For years, Tesla owners with Hardware 3 cars (sold between 2019 and 2023) have waited for a software update that unlocks fully autonomous driving. However, on April 22, 2026, during Tesla’s quarterly earnings call, Elon Musk finally delivered the answer, and it wasn’t the one everyone was hoping.
Musk confirmed that the cars running the company’s third-generation hardware cannot achieve unsupervised Full Self-Driving through software alone; the vehicles need physical hardware upgrades. In other words, about four million vehicles sold globally can’t achieve FSD (via TechCrunch).

What did Musk actually say about FSD on Hardware 3 cars?
“Hardware 3 simply does not have the capability to achieve unsupervised FSD,” Musk said on the call. Instead, Tesla’s Hardware 3 vehicles need a new computer and new cameras to unlock the FSD promise (via over-the-air updates) that the company has been making for years.
Now, FSD has been one of the core selling points that has led many buyers to purchase the vehicles in the first place. This is why the announcement is a disappointment to owners who bought their Tesla EVs between 2019 and 2023.
Given below is a table that contains the names of the Hardware 3 models.
| Model | Type | HW3 Period | Notes |
|---|---|---|---|
| Model S & Model X | Retrofit | Oct 2016 – Mar 2019 | Originally shipped with HW2.0 or HW2.5; upgraded free to HW3 |
| Model 3 | Retrofit | 2017 – mid-2019 | Early units shipped with HW2.5; retrofitted to HW3 |
| Model S & Model X | Factory Built | Mar 2019 – Jan 2023 | Shipped standard with HW3 from factory |
| Model 3 | Factory Built | Apr 2019 – late 2023 | Standard until the “Highland” refresh (Oct 2023 most markets; Jan 2024 US) |
| Model Y | Factory Built | 2020 – May 2023 (US) | US-made cars until May 2023; some China-produced models as late as Feb 2024 |
So, what happens to Hardware 3 owners?
For now, they’re not entirely left out. While Tesla will continue rolling out incremental FSD software updates for its Hardware 3 vehicles, anything that approaches true autonomy requires the hardware upgrade we discussed earlier.

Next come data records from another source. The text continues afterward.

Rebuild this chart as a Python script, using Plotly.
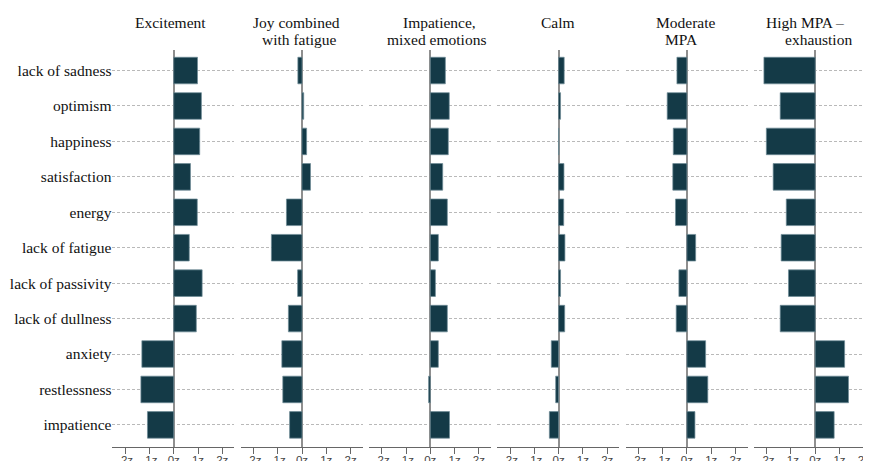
import plotly.graph_objects as go
from plotly.subplots import make_subplots

categories = ["lack of sadness", "optimism", "happiness", "satisfaction", "energy",
              "lack of fatigue", "lack of passivity", "lack of dullness", "anxiety",
              "restlessness", "impatience"]

tick_vals = [-2, -1, 0, 1, 2]
tick_text = ["-2z", "-1z", "0z", "1z", "2z"]

excitement = [0.98, 1.14, 1.07, 0.69, 0.97, 0.64, 1.17, 0.93, -1.31, -1.35, -1.08]
joy_fatigue = [-0.17, 0.07, 0.19, 0.35, -0.64, -1.26, -0.18, -0.56, -0.83, -0.79, -0.51]
impatience_mixed = [0.62, 0.78, 0.74, 0.51, 0.70, 0.33, 0.21, 0.70, 0.33, -0.07, 0.79]
calm = [0.23, 0.08, 0.01, 0.22, 0.21, 0.26, 0.08, 0.25, -0.30, -0.12, -0.38]
moderate_mpa = [-0.41, -0.81, -0.56, -0.58, -0.47, 0.36, -0.33, -0.44, 0.77, 0.86, 0.33]
high_mpa = [-2.11, -1.44, -2.01, -1.73, -1.19, -1.40, -1.10, -1.44, 1.21, 1.37, 0.78]

series = [excitement, joy_fatigue, impatience_mixed, calm, moderate_mpa, high_mpa]

# title lines per panel: (text, center x on page, px)
title_lines = [
    [("Excitement", 170)],
    [("Joy combined", 296), ("with fatigue", 299)],
    [("Impatience,", 439), ("mixed emotions", 436)],
    [("Calm", 558)],
    [("Moderate", 685.5), ("MPA", 681)],
    [("High MPA –", 805), ("exhaustion", 818)],
]

W, H = 871, 461
OFF = 8  # page body margin: figure is drawn 8px right/down of the page origin
BAR_COLOR = "#143A47"
SERIF = "Liberation Serif, Times New Roman, serif"


def fx(p):
    return (p - OFF) / W


def fy(p):
    return (H - (p - OFF)) / H


fig = make_subplots(rows=1, cols=6, shared_yaxes=True)

ypos = list(range(len(categories)))
for i, vals in enumerate(series):
    fig.add_trace(go.Bar(
        x=vals, y=ypos, orientation="h", width=0.75,
        marker=dict(color=BAR_COLOR, line=dict(color="rgba(110,140,150,0.9)", width=0.8)),
        showlegend=False, hoverinfo="skip"), row=1, col=i + 1)

zero0, pitch, px_per_z = 173.7, 128.3, 24.3
left_range = -2.52
y_top, y_bot = 50, 446.5

for i in range(6):
    zero = zero0 + pitch * i
    left = zero + left_range * px_per_z
    right = left + 122
    rng_right = (right - zero) / px_per_z
    key = "xaxis" if i == 0 else f"xaxis{i + 1}"
    fig.layout[key].update(
        domain=[fx(left), min(fx(right), 1.0)], range=[left_range, rng_right],
        tickvals=tick_vals, ticktext=tick_text, automargin=False,
        showgrid=False, zeroline=True, zerolinecolor="#8f8f8f", zerolinewidth=1.6,
        showline=True, linecolor="#666666", linewidth=1,
        ticks="outside", ticklen=6, tickcolor="#666666", tickwidth=1,
        ticklabelstandoff=-3,
        tickfont=dict(family="Liberation Sans, Arial, sans-serif", size=11.5, color="#444444"),
    )
    ykey = "yaxis" if i == 0 else f"yaxis{i + 1}"
    fig.layout[ykey].update(
        domain=[fy(y_bot), fy(y_top)],
        range=[10.61, -0.58], automargin=False,
        tickvals=ypos, ticktext=categories,
        showgrid=True, gridcolor="#b9b9b9", gridwidth=1, griddash="3px,2px",
        zeroline=False, showline=False, ticks="",
        tickfont=dict(family=SERIF, size=15.5, color="#111111"),
        showticklabels=(i == 0),
    )

annotations = []
for lines in title_lines:
    for j, (txt, cx) in enumerate(lines):
        baseline = 27.5 + 17.5 * j
        annotations.append(dict(
            text=txt, x=fx(cx), y=fy(baseline - 5.2),
            xref="paper", yref="paper", xanchor="center", yanchor="middle",
            showarrow=False, font=dict(family=SERIF, size=15.5, color="#111111")))

fig.update_layout(
    width=W, height=H,
    margin=dict(l=0, r=0, t=0, b=0, autoexpand=False),
    paper_bgcolor="white", plot_bgcolor="white",
    annotations=annotations,
    bargap=0.25,
)

fig.write_html("out.html")
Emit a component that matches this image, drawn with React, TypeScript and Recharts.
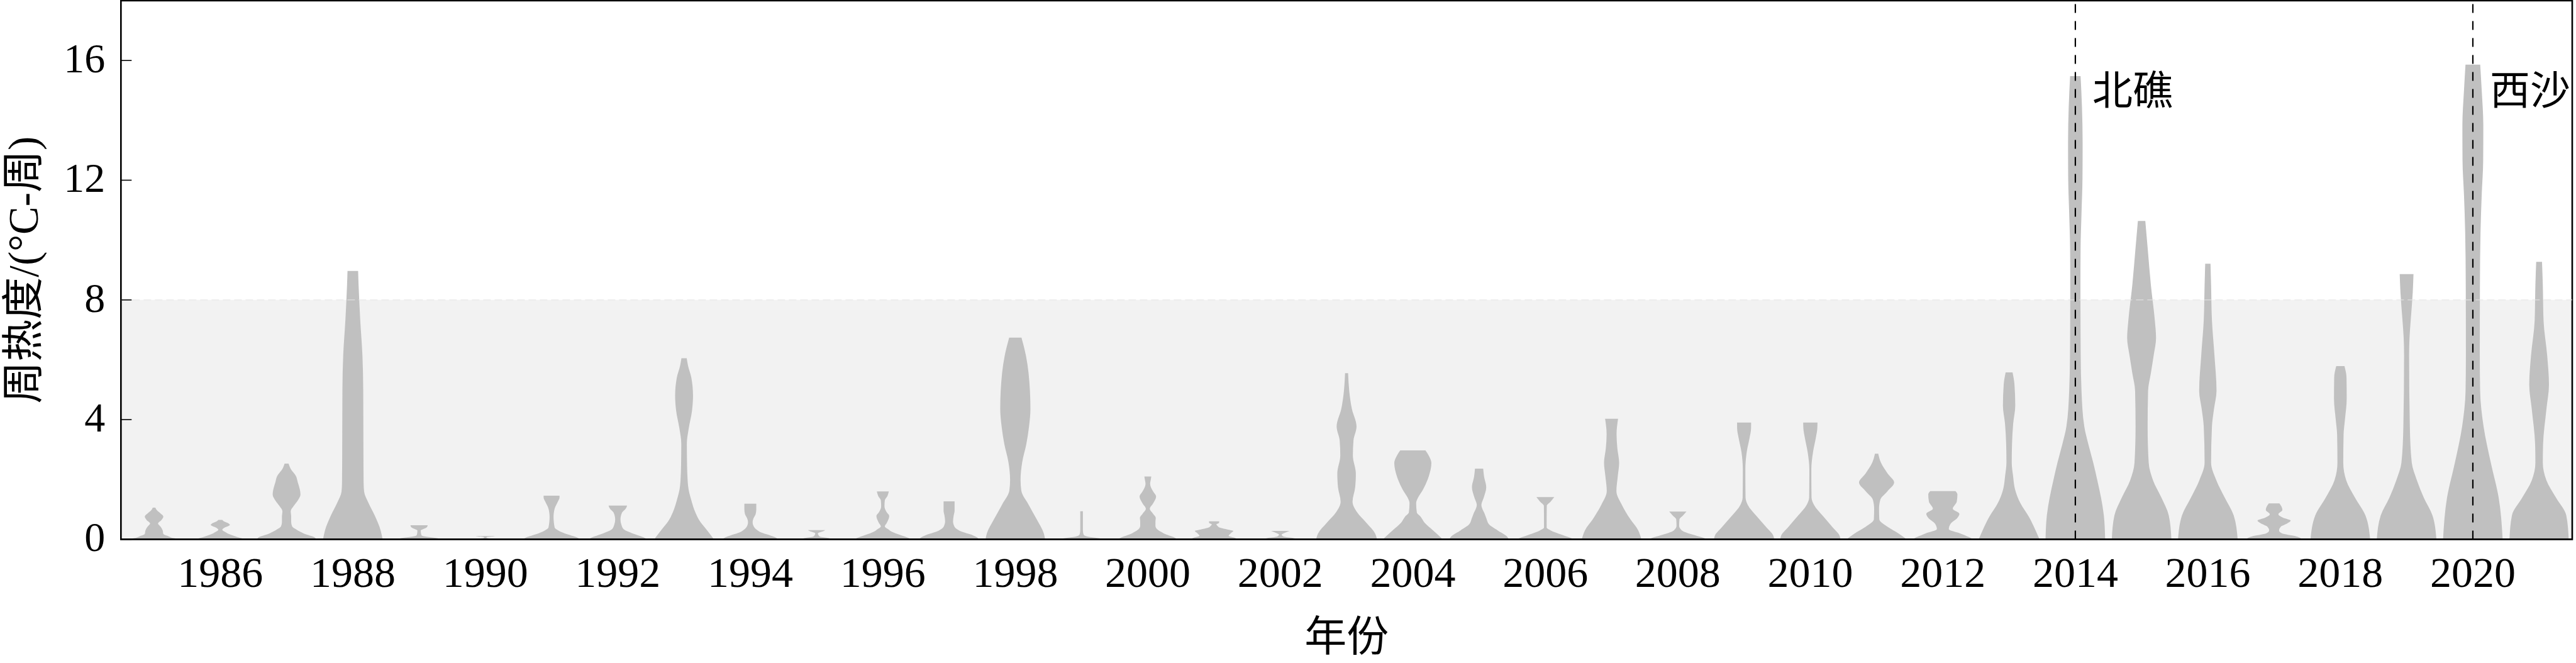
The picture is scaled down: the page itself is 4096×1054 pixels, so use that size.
import { Area, ComposedChart, ReferenceArea, ReferenceLine, XAxis, YAxis } from "recharts";

// violin profiles: [heat value, half width in years], bottom to top
const years = [
  1985, 1986, 1987, 1988, 1989, 1990, 1991, 1992, 1993, 1994, 1995, 1996, 1997,
  1998, 1999, 2000, 2001, 2002, 2003, 2004, 2005, 2006, 2007, 2008, 2009, 2010,
  2011, 2012, 2013, 2014, 2015, 2016, 2017, 2018, 2019, 2020, 2021,
];

const v1985 = [[0, 0.42], [0.04, 0.3], [0.1, 0.22], [0.18, 0.14], [0.3, 0.13], [0.42, 0.1], [0.53, 0.06], [0.64, 0.11], [0.76, 0.14], [0.88, 0.09], [0.98, 0.04], [1.06, 0.02]];
const v1986 = [[0, 0.39], [0.05, 0.3], [0.1, 0.23], [0.16, 0.15], [0.25, 0.07], [0.32, 0.03], [0.39, 0.065], [0.48, 0.145], [0.55, 0.11], [0.61, 0.05], [0.65, 0.03]];
const v1987 = [[0, 0.45], [0.09, 0.4], [0.16, 0.3], [0.25, 0.21], [0.34, 0.14], [0.43, 0.085], [0.57, 0.07], [0.75, 0.07], [0.94, 0.063], [1.12, 0.11], [1.3, 0.17], [1.5, 0.21], [1.67, 0.2], [1.9, 0.17], [2.12, 0.14], [2.35, 0.063], [2.53, 0.03]];
const v1988 = [[0, 0.45], [0.3, 0.42], [0.8, 0.33], [1.2, 0.24], [1.6, 0.17], [1.9, 0.163], [3, 0.16], [5, 0.157], [6.15, 0.145], [7.33, 0.112], [8.5, 0.087], [8.97, 0.08]];
const v1989 = [[0, 0.35], [0.05, 0.24], [0.09, 0.1], [0.14, 0.035], [0.3, 0.025], [0.34, 0.06], [0.41, 0.12], [0.47, 0.13]];
const v1990 = [[0, 0.2], [0.02, 0.1], [0.05, 0.015], [0.08, 0.03], [0.1, 0.13], [0.11, 0.14]];
const v1991 = [[0, 0.44], [0.09, 0.35], [0.16, 0.25], [0.23, 0.165], [0.3, 0.1], [0.39, 0.047], [0.75, 0.03], [1.03, 0.047], [1.26, 0.095], [1.39, 0.12], [1.46, 0.12]];
const v1992 = [[0, 0.45], [0.09, 0.36], [0.16, 0.27], [0.25, 0.165], [0.34, 0.087], [0.48, 0.055], [0.66, 0.04], [0.89, 0.063], [1.03, 0.12], [1.13, 0.14]];
const v1993 = [[0, 0.45], [0.15, 0.4], [0.35, 0.33], [0.6, 0.24], [0.9, 0.17], [1.3, 0.11], [1.8, 0.06], [2.5, 0.045], [3.2, 0.042], [3.7, 0.07], [4.3, 0.12], [4.8, 0.135], [5.4, 0.11], [5.8, 0.06], [6.05, 0.04]];
const v1994 = [[0, 0.43], [0.09, 0.35], [0.16, 0.26], [0.23, 0.165], [0.3, 0.11], [0.39, 0.063], [0.57, 0.035], [0.71, 0.05], [0.84, 0.08], [1.0, 0.09], [1.19, 0.09]];
const v1995 = [[0, 0.25], [0.05, 0.16], [0.09, 0.05], [0.2, 0.02], [0.27, 0.1], [0.31, 0.13]];
const v1996 = [[0, 0.44], [0.09, 0.335], [0.16, 0.245], [0.25, 0.14], [0.34, 0.08], [0.43, 0.03], [0.55, 0.06], [0.78, 0.097], [0.9, 0.06], [1.1, 0.025], [1.3, 0.03], [1.45, 0.07], [1.6, 0.09]];
const v1997 = [[0, 0.46], [0.09, 0.4], [0.16, 0.33], [0.25, 0.2], [0.34, 0.12], [0.43, 0.08], [0.6, 0.06], [0.8, 0.07], [0.95, 0.083], [1.27, 0.083]];
const v1998 = [[0, 0.45], [0.2, 0.43], [0.68, 0.32], [1.16, 0.2], [1.63, 0.09], [1.99, 0.079], [2.58, 0.104], [3.18, 0.166], [3.77, 0.207], [4.36, 0.228], [5.55, 0.2], [6.14, 0.16], [6.74, 0.093]];
const v1999 = [[0, 0.38], [0.05, 0.22], [0.09, 0.09], [0.16, 0.03], [0.3, 0.02], [0.94, 0.02]];
const v2000 = [[0, 0.45], [0.09, 0.37], [0.16, 0.28], [0.25, 0.2], [0.34, 0.14], [0.45, 0.115], [0.6, 0.115], [0.72, 0.12], [0.85, 0.08], [1.02, 0.03], [1.2, 0.08], [1.43, 0.125], [1.6, 0.08], [1.85, 0.035], [2.0, 0.045], [2.1, 0.052]];
const v2001 = [[0, 0.37], [0.06, 0.3], [0.12, 0.22], [0.2, 0.25], [0.28, 0.29], [0.33, 0.2], [0.38, 0.1], [0.45, 0.05], [0.5, 0.035], [0.55, 0.075], [0.6, 0.077]];
const v2002 = [[0, 0.28], [0.04, 0.2], [0.09, 0.05], [0.16, 0.02], [0.22, 0.07], [0.28, 0.14]];
const v2003 = [[0, 0.46], [0.2, 0.43], [0.55, 0.3], [0.9, 0.16], [1.26, 0.09], [1.74, 0.13], [2.2, 0.14], [2.8, 0.095], [3.3, 0.104], [3.77, 0.15], [4.36, 0.08], [4.96, 0.04], [5.55, 0.023]];
const v2004 = [[0, 0.45], [0.13, 0.39], [0.31, 0.3], [0.55, 0.18], [0.75, 0.12], [0.9, 0.06], [1.21, 0.05], [1.4, 0.08], [1.65, 0.15], [2.1, 0.24], [2.55, 0.28], [2.8, 0.24], [2.97, 0.19]];
const v2005 = [[0, 0.45], [0.1, 0.42], [0.3, 0.28], [0.5, 0.15], [0.7, 0.11], [0.85, 0.085], [1.15, 0.035], [1.39, 0.07], [1.74, 0.108], [2.1, 0.075], [2.36, 0.062]];
const v2006 = [[0, 0.44], [0.07, 0.355], [0.16, 0.24], [0.3, 0.08], [0.39, 0.02], [1.12, 0.022], [1.26, 0.08], [1.41, 0.135]];
const v2007 = [[0, 0.45], [0.31, 0.4], [0.67, 0.284], [1.15, 0.156], [1.61, 0.073], [2.1, 0.093], [2.56, 0.114], [3.04, 0.087], [3.52, 0.075], [4.03, 0.098]];
const v2008 = [[0, 0.45], [0.07, 0.36], [0.16, 0.22], [0.3, 0.06], [0.45, 0.02], [0.66, 0.024], [0.8, 0.08], [0.93, 0.13]];
const v2009 = [[0, 0.455], [0.13, 0.44], [0.42, 0.33], [0.78, 0.187], [1.15, 0.056], [1.4, 0.022], [2.33, 0.019], [2.92, 0.04], [3.39, 0.083], [3.7, 0.105], [3.9, 0.106]];
const v2010 = [[0, 0.455], [0.13, 0.44], [0.42, 0.33], [0.78, 0.19], [1.15, 0.056], [1.4, 0.018], [2.33, 0.015], [2.92, 0.041], [3.39, 0.083], [3.7, 0.105], [3.9, 0.108]];
const v2011 = [[0, 0.456], [0.2, 0.33], [0.42, 0.166], [0.67, 0.041], [1.02, 0.037], [1.32, 0.056], [1.61, 0.166], [1.9, 0.265], [2.2, 0.166], [2.56, 0.066], [2.86, 0.025]];
const v2012 = [[0, 0.46], [0.07, 0.4], [0.2, 0.26], [0.34, 0.09], [0.53, 0.12], [0.72, 0.22], [0.85, 0.25], [1.02, 0.15], [1.26, 0.21], [1.5, 0.22], [1.61, 0.19]];
const v2013 = [[0, 0.46], [0.3, 0.4], [0.75, 0.3], [1.21, 0.17], [1.67, 0.09], [2.12, 0.06], [2.56, 0.04], [3.17, 0.044], [3.87, 0.062], [4.47, 0.093], [5.18, 0.081], [5.58, 0.052]];
const v2014 = [[0, 0.45], [0.8, 0.43], [1.39, 0.388], [1.97, 0.332], [2.56, 0.27], [3.17, 0.197], [3.77, 0.135], [4.96, 0.093], [6.14, 0.081], [8.5, 0.077], [9.7, 0.079], [10.89, 0.093], [12.08, 0.108], [13.27, 0.11], [14.45, 0.1], [15.48, 0.079]];
const v2015 = [[0, 0.45], [0.8, 0.41], [1.39, 0.3], [1.97, 0.173], [2.56, 0.107], [3.77, 0.091], [4.96, 0.098], [5.55, 0.14], [6.14, 0.182], [6.73, 0.218], [7.31, 0.2], [8.5, 0.14], [9.69, 0.093], [10.64, 0.056]];
const v2016 = [[0, 0.45], [0.8, 0.39], [1.39, 0.256], [1.97, 0.129], [2.56, 0.049], [3.77, 0.062], [4.36, 0.093], [4.96, 0.131], [6.14, 0.1], [7.31, 0.062], [8.5, 0.049], [9.21, 0.04]];
const v2017 = [[0, 0.43], [0.11, 0.32], [0.2, 0.12], [0.3, 0.075], [0.42, 0.1], [0.5, 0.17], [0.63, 0.25], [0.72, 0.14], [0.84, 0.065], [0.98, 0.125], [1.1, 0.11], [1.2, 0.08]];
const v2018 = [[0, 0.45], [0.8, 0.378], [1.39, 0.222], [1.97, 0.089], [2.56, 0.044], [3.51, 0.049], [3.99, 0.069], [4.7, 0.096], [5.41, 0.093], [5.79, 0.062]];
const v2019 = [[0, 0.45], [0.8, 0.39], [1.39, 0.26], [1.97, 0.156], [2.56, 0.078], [3.77, 0.049], [6.14, 0.038], [6.73, 0.044], [7.31, 0.062], [8.26, 0.093], [8.86, 0.104]];
const v2020 = [[0, 0.45], [1.39, 0.39], [2.56, 0.271], [3.77, 0.162], [4.96, 0.11], [6.14, 0.105], [8.5, 0.107], [10.28, 0.116], [11.47, 0.133], [12.66, 0.156], [13.84, 0.158], [15.03, 0.133], [15.86, 0.111]];
const v2021 = [[0, 0.447], [0.8, 0.41], [1.39, 0.256], [1.97, 0.111], [2.56, 0.056], [3.17, 0.06], [4.36, 0.111], [5.17, 0.149], [6.14, 0.122], [7.31, 0.067], [8.5, 0.056], [9.27, 0.044]];

const profiles = [
  v1985, v1986, v1987, v1988, v1989, v1990, v1991, v1992, v1993, v1994, v1995,
  v1996, v1997, v1998, v1999, v2000, v2001, v2002, v2003, v2004, v2005, v2006,
  v2007, v2008, v2009, v2010, v2011, v2012, v2013, v2014, v2015, v2016, v2017,
  v2018, v2019, v2020, v2021,
];

const yearTicks = [1986, 1988, 1990, 1992, 1994, 1996, 1998, 2000, 2002, 2004, 2006, 2008, 2010, 2012, 2014, 2016, 2018, 2020];
const heatTicks = [0, 4, 8, 12, 16];
const markerYears = [2014, 2020];
const markerNames = ["北礁", "西沙"];

const SERIF = '"Liberation Serif", "Times New Roman", "Noto Sans CJK SC", serif';
const VIOLIN = "#c0c0c0";

const violins = years.map((year, i) =>
  profiles[i].map(([v, hw]) => ({ v, range: [year - hw, year + hw] })),
);

function HeatTick({ x, y, payload }: any) {
  return (
    <g>
      <line x1={x} y1={y} x2={x + 17} y2={y} stroke="#000" strokeWidth={1.6} />
      <text x={x - 25} y={y + 19} textAnchor="end" fontFamily={SERIF} fontSize={66} fill="#000">
        {payload.value}
      </text>
    </g>
  );
}

function YearTick({ x, y, payload }: any) {
  return (
    <text x={x} y={y + 76} textAnchor="middle" fontFamily={SERIF} fontSize={68} fill="#000">
      {payload.value}
    </text>
  );
}

export default function App() {
  return (
    <div style={{ position: "absolute", left: 0, top: 0, width: 4096, height: 1054, background: "#fff" }}>
      <ComposedChart
        width={4096}
        height={1054}
        layout="vertical"
        margin={{ top: 1, right: 6, bottom: 0, left: 0 }}
      >
        <XAxis
          type="number"
          domain={[1984.5, 2021.5]}
          allowDataOverflow
          ticks={yearTicks}
          interval={0}
          tick={<YearTick />}
          tickSize={0}
          tickMargin={0}
          axisLine={false}
          height={196.6}
          label={(props: any) => {
            const vb = props.viewBox;
            return (
              <text x={vb.x + vb.width / 2} y={vb.y + 178} textAnchor="middle" fontFamily={SERIF} fontSize={67} fill="#000">
                年份
              </text>
            );
          }}
        />
        <YAxis
          type="number"
          dataKey="v"
          domain={[0, 18]}
          reversed
          allowDataOverflow
          ticks={heatTicks}
          interval={0}
          tick={<HeatTick />}
          tickSize={0}
          tickMargin={0}
          axisLine={false}
          width={192.3}
          label={(props: any) => {
            const vb = props.viewBox;
            const cx = 37.5;
            const cy = vb.y + vb.height / 2;
            return (
              <text
                x={cx}
                y={cy}
                transform={`rotate(-90 ${cx} ${cy})`}
                textAnchor="middle"
                dominantBaseline="central"
                fontFamily={SERIF}
                fontSize={67}
                fill="#000"
              >
                周热度/(°C-周)
              </text>
            );
          }}
        />
        <ReferenceArea y1={0} y2={8} fill="#f2f2f2" fillOpacity={1} stroke="none" />
        <ReferenceLine y={8} stroke="#e6e6e6" strokeWidth={1} strokeDasharray="12 6" />
        {violins.map((rows, i) => (
          <Area
            key={years[i]}
            data={rows}
            dataKey="range"
            type="monotone"
            fill={VIOLIN}
            fillOpacity={1}
            stroke="none"
            dot={false}
            activeDot={false}
            isAnimationActive={false}
          />
        ))}
        {markerYears.map((year, i) => (
          <ReferenceLine
            key={year}
            x={year}
            stroke="#000"
            strokeWidth={2.2}
            strokeDasharray="14 13"
            label={(props: any) => {
              const vb = props.viewBox;
              return (
                <text x={vb.x + 27} y={vb.y + 165} fontFamily={SERIF} fontSize={64} fill="#000">
                  {markerNames[i]}
                </text>
              );
            }}
          />
        ))}
        <ReferenceArea
          x1={1984.5}
          x2={2021.5}
          y1={0}
          y2={18}
          fill="none"
          stroke="#000"
          strokeWidth={2.6}
        />
      </ComposedChart>
    </div>
  );
}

The scale of the task, naturally, is substantial enough that the company is exploring building “micro-factories” in major cities to handle the workload; existing service centers can’t manage the upgrade volume on their own.
Crucially, Tesla has not publicly confirmed whether the hardware upgrades will be free for buyers who paid up front for FSD capability or will incur an additional cost. There are rumors about a discounted trade program, implying that owners can trade in their Hardware 3 vehicle for a discount toward a newer Hardware 4 model, but Tesla hasn’t confirmed anything at the moment.
I’d say that Tesla understands the reputational and legal aspects of inaction, and whether owners receive free upgrades or face additional costs (after paying for the FSD add-on) could determine whether this admission becomes a goodwill gesture from the company or triggers a backlash among buyers.